Exercise instructions – Write out the whole of the material exactly.

Stored entries:
▶

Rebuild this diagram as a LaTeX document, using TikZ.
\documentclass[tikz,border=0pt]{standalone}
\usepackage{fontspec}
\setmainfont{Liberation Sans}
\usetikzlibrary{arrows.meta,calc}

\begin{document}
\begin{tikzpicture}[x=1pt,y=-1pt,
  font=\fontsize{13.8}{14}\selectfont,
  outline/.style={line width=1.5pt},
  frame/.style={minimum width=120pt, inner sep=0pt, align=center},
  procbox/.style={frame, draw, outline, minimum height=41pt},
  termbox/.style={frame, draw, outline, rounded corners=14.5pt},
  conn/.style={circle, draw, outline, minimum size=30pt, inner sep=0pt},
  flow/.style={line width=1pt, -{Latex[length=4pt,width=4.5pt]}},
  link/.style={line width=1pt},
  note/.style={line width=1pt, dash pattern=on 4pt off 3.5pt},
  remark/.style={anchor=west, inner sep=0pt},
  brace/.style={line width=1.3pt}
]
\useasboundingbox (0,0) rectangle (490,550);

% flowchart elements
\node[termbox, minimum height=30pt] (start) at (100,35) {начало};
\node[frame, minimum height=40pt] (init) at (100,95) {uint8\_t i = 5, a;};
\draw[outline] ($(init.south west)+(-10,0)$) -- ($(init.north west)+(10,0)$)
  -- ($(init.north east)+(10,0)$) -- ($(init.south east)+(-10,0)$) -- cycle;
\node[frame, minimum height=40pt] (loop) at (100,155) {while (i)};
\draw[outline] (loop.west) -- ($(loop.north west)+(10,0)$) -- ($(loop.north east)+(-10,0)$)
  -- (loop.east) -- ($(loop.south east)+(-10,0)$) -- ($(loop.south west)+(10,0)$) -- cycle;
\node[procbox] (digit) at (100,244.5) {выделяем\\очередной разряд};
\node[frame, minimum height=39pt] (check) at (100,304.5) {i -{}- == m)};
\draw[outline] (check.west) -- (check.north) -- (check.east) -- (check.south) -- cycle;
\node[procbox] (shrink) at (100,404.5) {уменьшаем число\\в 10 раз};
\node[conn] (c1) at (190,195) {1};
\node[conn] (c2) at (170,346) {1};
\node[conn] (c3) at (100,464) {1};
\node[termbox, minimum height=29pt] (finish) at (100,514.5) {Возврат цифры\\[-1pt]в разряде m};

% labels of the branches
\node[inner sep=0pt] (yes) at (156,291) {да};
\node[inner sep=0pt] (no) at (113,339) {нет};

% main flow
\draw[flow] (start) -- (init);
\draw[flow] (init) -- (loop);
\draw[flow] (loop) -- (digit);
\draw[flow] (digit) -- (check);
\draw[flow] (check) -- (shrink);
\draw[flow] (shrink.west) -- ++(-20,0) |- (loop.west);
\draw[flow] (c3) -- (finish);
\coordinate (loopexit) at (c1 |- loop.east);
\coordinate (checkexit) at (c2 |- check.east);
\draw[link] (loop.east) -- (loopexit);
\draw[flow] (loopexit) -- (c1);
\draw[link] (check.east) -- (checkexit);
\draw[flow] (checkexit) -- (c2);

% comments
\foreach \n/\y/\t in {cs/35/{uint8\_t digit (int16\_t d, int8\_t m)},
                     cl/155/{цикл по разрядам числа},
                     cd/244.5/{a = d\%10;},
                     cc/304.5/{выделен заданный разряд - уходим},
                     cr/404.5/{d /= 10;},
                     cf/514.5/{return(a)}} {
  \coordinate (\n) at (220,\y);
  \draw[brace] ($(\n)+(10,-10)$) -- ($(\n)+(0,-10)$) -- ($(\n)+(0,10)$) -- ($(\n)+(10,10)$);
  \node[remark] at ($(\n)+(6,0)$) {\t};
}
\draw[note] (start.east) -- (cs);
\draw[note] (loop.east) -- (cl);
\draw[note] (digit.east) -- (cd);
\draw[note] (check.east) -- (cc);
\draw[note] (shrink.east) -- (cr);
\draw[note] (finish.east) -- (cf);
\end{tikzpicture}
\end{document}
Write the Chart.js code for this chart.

◀

Full output –
Rebuild this diagram as a LaTeX document, using TikZ.
\documentclass[tikz,border=0pt]{standalone}
\usepackage{fontspec}
\setmainfont{Liberation Sans}
\usetikzlibrary{arrows.meta,calc}

\begin{document}
\begin{tikzpicture}[x=1pt,y=-1pt,
  font=\fontsize{13.8}{14}\selectfont,
  outline/.style={line width=1.5pt},
  frame/.style={minimum width=120pt, inner sep=0pt, align=center},
  procbox/.style={frame, draw, outline, minimum height=41pt},
  termbox/.style={frame, draw, outline, rounded corners=14.5pt},
  conn/.style={circle, draw, outline, minimum size=30pt, inner sep=0pt},
  flow/.style={line width=1pt, -{Latex[length=4pt,width=4.5pt]}},
  link/.style={line width=1pt},
  note/.style={line width=1pt, dash pattern=on 4pt off 3.5pt},
  remark/.style={anchor=west, inner sep=0pt},
  brace/.style={line width=1.3pt}
]
\useasboundingbox (0,0) rectangle (490,550);

% flowchart elements
\node[termbox, minimum height=30pt] (start) at (100,35) {начало};
\node[frame, minimum height=40pt] (init) at (100,95) {uint8\_t i = 5, a;};
\draw[outline] ($(init.south west)+(-10,0)$) -- ($(init.north west)+(10,0)$)
  -- ($(init.north east)+(10,0)$) -- ($(init.south east)+(-10,0)$) -- cycle;
\node[frame, minimum height=40pt] (loop) at (100,155) {while (i)};
\draw[outline] (loop.west) -- ($(loop.north west)+(10,0)$) -- ($(loop.north east)+(-10,0)$)
  -- (loop.east) -- ($(loop.south east)+(-10,0)$) -- ($(loop.south west)+(10,0)$) -- cycle;
\node[procbox] (digit) at (100,244.5) {выделяем\\очередной разряд};
\node[frame, minimum height=39pt] (check) at (100,304.5) {i -{}- == m)};
\draw[outline] (check.west) -- (check.north) -- (check.east) -- (check.south) -- cycle;
\node[procbox] (shrink) at (100,404.5) {уменьшаем число\\в 10 раз};
\node[conn] (c1) at (190,195) {1};
\node[conn] (c2) at (170,346) {1};
\node[conn] (c3) at (100,464) {1};
\node[termbox, minimum height=29pt] (finish) at (100,514.5) {Возврат цифры\\[-1pt]в разряде m};

% labels of the branches
\node[inner sep=0pt] (yes) at (156,291) {да};
\node[inner sep=0pt] (no) at (113,339) {нет};

% main flow
\draw[flow] (start) -- (init);
\draw[flow] (init) -- (loop);
\draw[flow] (loop) -- (digit);
\draw[flow] (digit) -- (check);
\draw[flow] (check) -- (shrink);
\draw[flow] (shrink.west) -- ++(-20,0) |- (loop.west);
\draw[flow] (c3) -- (finish);
\coordinate (loopexit) at (c1 |- loop.east);
\coordinate (checkexit) at (c2 |- check.east);
\draw[link] (loop.east) -- (loopexit);
\draw[flow] (loopexit) -- (c1);
\draw[link] (check.east) -- (checkexit);
\draw[flow] (checkexit) -- (c2);

% comments
\foreach \n/\y/\t in {cs/35/{uint8\_t digit (int16\_t d, int8\_t m)},
                     cl/155/{цикл по разрядам числа},
                     cd/244.5/{a = d\%10;},
                     cc/304.5/{выделен заданный разряд - уходим},
                     cr/404.5/{d /= 10;},
                     cf/514.5/{return(a)}} {
  \coordinate (\n) at (220,\y);
  \draw[brace] ($(\n)+(10,-10)$) -- ($(\n)+(0,-10)$) -- ($(\n)+(0,10)$) -- ($(\n)+(10,10)$);
  \node[remark] at ($(\n)+(6,0)$) {\t};
}
\draw[note] (start.east) -- (cs);
\draw[note] (loop.east) -- (cl);
\draw[note] (digit.east) -- (cd);
\draw[note] (check.east) -- (cc);
\draw[note] (shrink.east) -- (cr);
\draw[note] (finish.east) -- (cf);
\end{tikzpicture}
\end{document}
Write the Chart.js code for this chart.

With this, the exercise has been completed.